Here is what I don't get about certain people......they will complain about the same issue, and bug you over and over for insight and information about why a certain thing is happening to them. You hear the same complaint and question day in and day out. "Why don't you like me? Why don't guys like me???" You give them (what you think) is the answer to why the problem might be happening. It was probably the answer that many others before were afraid to say, but it needed to be said in order to start fixing the problem. You gave them an honest answer that they didn't want to hear, they flip out, and then you are deemed the insensitive asshole.
I have never been good at saying the "correct" and "proper" things.
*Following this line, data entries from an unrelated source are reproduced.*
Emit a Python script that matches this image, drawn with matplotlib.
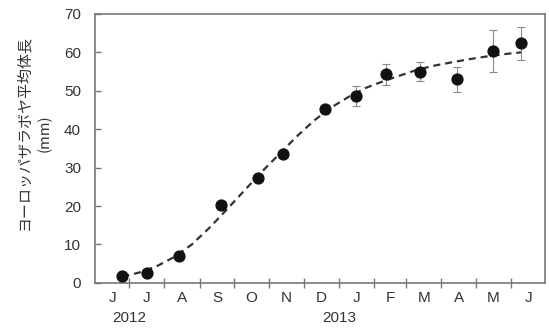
import datetime as dt

import matplotlib
import matplotlib.pyplot as plt
import matplotlib.transforms as mtransforms

matplotlib.use('Agg')
plt.rcParams['font.family'] = ['Liberation Sans', 'Noto Sans CJK JP', 'DejaVu Sans']

# Sampling dates and mean body length (mm) with error bars
sample_dates = ['2012-06-25', '2012-07-17', '2012-08-14', '2012-09-20',
                '2012-10-22', '2012-11-13', '2012-12-20', '2013-01-16',
                '2013-02-11', '2013-03-13', '2013-04-15', '2013-05-16',
                '2013-06-10']
mean_length = [1.8, 2.6, 7.0, 20.2, 27.3, 33.6, 45.2, 48.7, 54.3, 55.0, 53.0, 60.4, 62.4]
err_length = [0.3, 0.4, 0.6, 0.8, 0.8, 0.9, 1.2, 2.6, 2.7, 2.4, 3.3, 5.4, 4.3]

# Growth curve fitted through the means
fit_dates = ['2012-06-25', '2012-07-10', '2012-07-25', '2012-08-10', '2012-08-25',
             '2012-09-10', '2012-09-25', '2012-10-10', '2012-10-25', '2012-11-10',
             '2012-11-25', '2012-12-10', '2012-12-25', '2013-01-10', '2013-01-25',
             '2013-02-10', '2013-02-25', '2013-03-10', '2013-03-25', '2013-04-10',
             '2013-04-25', '2013-05-10', '2013-05-25', '2013-06-10']
fit_length = [1.6, 2.7, 4.3, 6.8, 10.0, 14.5, 19.2, 24.0, 28.8, 33.6, 38.1, 42.2,
              45.6, 48.5, 50.8, 52.6, 54.1, 55.4, 56.5, 57.4, 58.2, 58.9, 59.5, 60.0]

month_letters = ['J', 'J', 'A', 'S', 'O', 'N', 'D', 'J', 'F', 'M', 'A', 'M', 'J']
year_labels = {'2012': '2012-07-01', '2013': '2013-01-01'}


def to_date(s):
    return dt.datetime.strptime(s, '%Y-%m-%d')


fig = plt.figure(figsize=(5.49, 3.32), dpi=100)
ax = fig.add_axes([0.173, 0.148, 0.820, 0.810])

ax.plot([to_date(d) for d in fit_dates], fit_length, linestyle=(0, (3.2, 2.2)),
        color='#333333', linewidth=1.6, zorder=2)
ax.errorbar([to_date(d) for d in sample_dates], mean_length, yerr=err_length,
            fmt='o', color='#111111', markersize=7.8, ecolor='#8a8a8a',
            elinewidth=0.8, capsize=3, capthick=0.8, zorder=3)

ax.set_xlim(dt.datetime(2012, 6, 1), dt.datetime(2013, 7, 1))
ax.set_ylim(0, 70)
ax.set_yticks(range(0, 71, 10))

# Month boundaries as tick marks, letters centred within each month
month_starts = [dt.datetime(2012 + (5 + i) // 12, (5 + i) % 12 + 1, 1) for i in range(14)]
ax.set_xticks(month_starts[1:-1])
ax.set_xticklabels([])
mids = [a + (b - a) / 2 for a, b in zip(month_starts[:-1], month_starts[1:])]
ax.set_xticks(mids, minor=True)
ax.set_xticklabels(month_letters, minor=True)
ax.tick_params(axis='x', which='minor', length=0, pad=6, labelsize=11,
               labelcolor='#333333')
ax.tick_params(axis='x', which='major', direction='inout', length=7, width=1,
               color='#777777')
ax.tick_params(axis='y', direction='in', length=4, width=1, color='#777777',
               pad=10, labelsize=11, labelcolor='#333333')

trans = mtransforms.blended_transform_factory(ax.transData, ax.transAxes)
for year, pos in year_labels.items():
    ax.text(to_date(pos), -0.105, year, transform=trans, ha='center', va='top',
            fontsize=11, color='#333333')

for spine in ax.spines.values():
    spine.set_color('#777777')
    spine.set_linewidth(1.2)

ax.set_ylabel('ヨーロッパザラボヤ平均体長\n(mm)', fontsize=10.8, color='#333333',
              family=['Noto Sans CJK JP', 'DejaVu Sans'], linespacing=1.6)
ax.yaxis.set_label_coords(-0.095, 0.558)

fig.savefig('out.png', dpi=100)
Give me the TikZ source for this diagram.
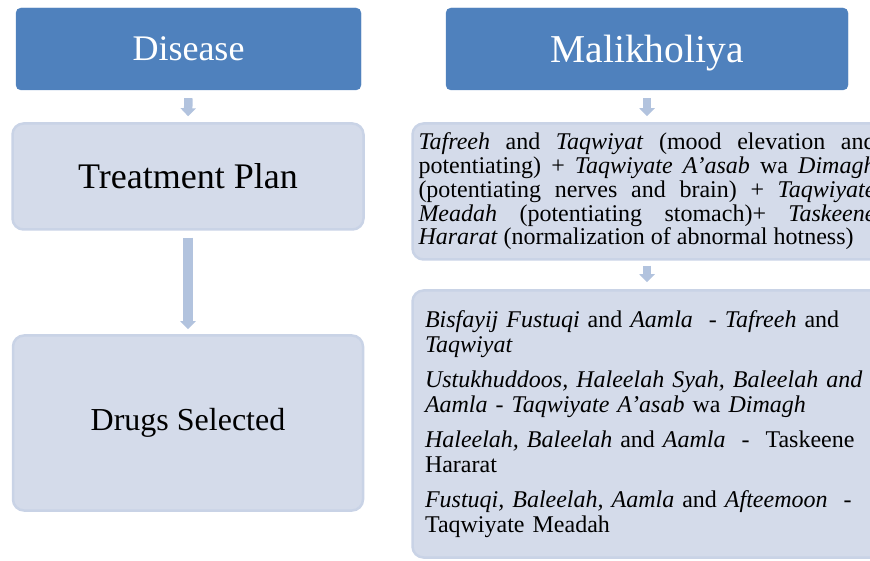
\documentclass[tikz,border=0pt]{standalone}
\usepackage{fontspec}
\setmainfont{Liberation Serif}
\usetikzlibrary{arrows.meta}
\definecolor{accblue}{RGB}{79,129,189}
\definecolor{boxfill}{RGB}{212,219,234}
\definecolor{boxline}{RGB}{201,211,230}
\definecolor{arrblue}{RGB}{178,195,222}

\tikzset{
  headbox/.style={rectangle, rounded corners=5pt, fill=accblue, draw=accblue, text=white, inner sep=0pt, text depth=0pt},
  stepbox/.style={rectangle, rounded corners=11pt, fill=boxfill, draw=boxline, line width=2.5pt, inner sep=0pt},
  flowarrow/.style={arrblue, line width=8.5pt, -{Triangle[width=15pt,length=8pt]}}
}

\begin{document}
\begin{tikzpicture}[x=1pt,y=1pt]
     \useasboundingbox (0,0) rectangle (870,560);
     \clip (0,0) rectangle (870,560);

     % left column
     \node [headbox, minimum width=345pt, minimum height=82pt, font=\fontsize{36}{40}\selectfont] (disease) at (188.5,511) {Disease};
     \node [stepbox, minimum width=351pt, minimum height=106pt, font=\fontsize{36}{40}\selectfont] (plan) at (188,383.5) {Treatment Plan};
     \node [stepbox, minimum width=350pt, minimum height=175pt, font=\fontsize{32}{36}\selectfont] (drugs) at (188,137) {Drugs Selected};

     % right column
     \node [headbox, minimum width=402pt, minimum height=82pt, font=\fontsize{39.5}{44}\selectfont] (malik) at (647,511) {Malikholiya};
     \node [stepbox, minimum width=469pt, minimum height=136pt, text width=457pt, align=justify, font=\fontsize{24}{23.8}\selectfont] (effect) at (647,368.5)
       {\textit{Tafreeh} and \textit{Taqwiyat} (mood elevation and\linebreak
        potentiating) + \textit{Taqwiyate A’asab} wa \textit{Dimagh}\linebreak
        (potentiating nerves and brain) + \textit{Taqwiyate}\linebreak
        \textit{Meadah} (potentiating stomach)+ \textit{Taskeene}\linebreak
        \textit{Hararat} (normalization of abnormal hotness)};
     \node [stepbox, minimum width=469pt, minimum height=267pt, text width=444pt, align=left, font=\fontsize{24}{25}\selectfont] (remedy) at (647,136)
       {\textit{Bisfayij Fustuqi} and \textit{Aamla}\ \ - \textit{Tafreeh} and\\
        \textit{Taqwiyat}\\[10pt]
        \textit{Ustukhuddoos, Haleelah Syah, Baleelah and}\\
        \textit{Aamla - Taqwiyate A’asab} wa \textit{Dimagh}\\[10pt]
        \textit{Haleelah, Baleelah} and \textit{Aamla}\ \ -\ \ Taskeene\\
        Hararat\\[10pt]
        \textit{Fustuqi, Baleelah, Aamla} and \textit{Afteemoon}\ \ -\\
        Taqwiyate Meadah};

     \draw [flowarrow, shorten <=8pt, shorten >=6pt] (disease.south) -- (plan.north);
     \draw [flowarrow, line width=10.5pt, shorten <=7pt, shorten >=5pt] (plan.south) -- (drugs.north);
     \draw [flowarrow, shorten <=8pt, shorten >=6pt] (malik.south) -- (effect.north);
     \draw [flowarrow, shorten <=5pt, shorten >=7pt] (effect.south) -- (remedy.north);
\end{tikzpicture}
\end{document}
I think from a pretty scientific and analytical perspective. I believe there is a solution for every problem. Rather than talk and wonder, and question, and complain about it, the problem needs to surface so a solution can be obtained. Maybe this wasn't a problem to said person, and that is fine. What I said was my opinion of the problem. I wasn't trying to tear the person down or hurt their feelings. If I hurt anybody, it bothers me, and not just a few days. I feel bad about hurting someone or taking the wrong actions years after the event when I realize that what I said or did was wrong.
I could have just said, "I'm not attracted to you, so lets move on." I guess I should have just said that and left it alone. I guess I didn't have to answer the "why" of it all, but I thought she deserved to know. I know that I would want to know.
Last thing I will say about this is that there is tons of advice online about solving this problem......you can either do something about it, or accept things for how they are and move on.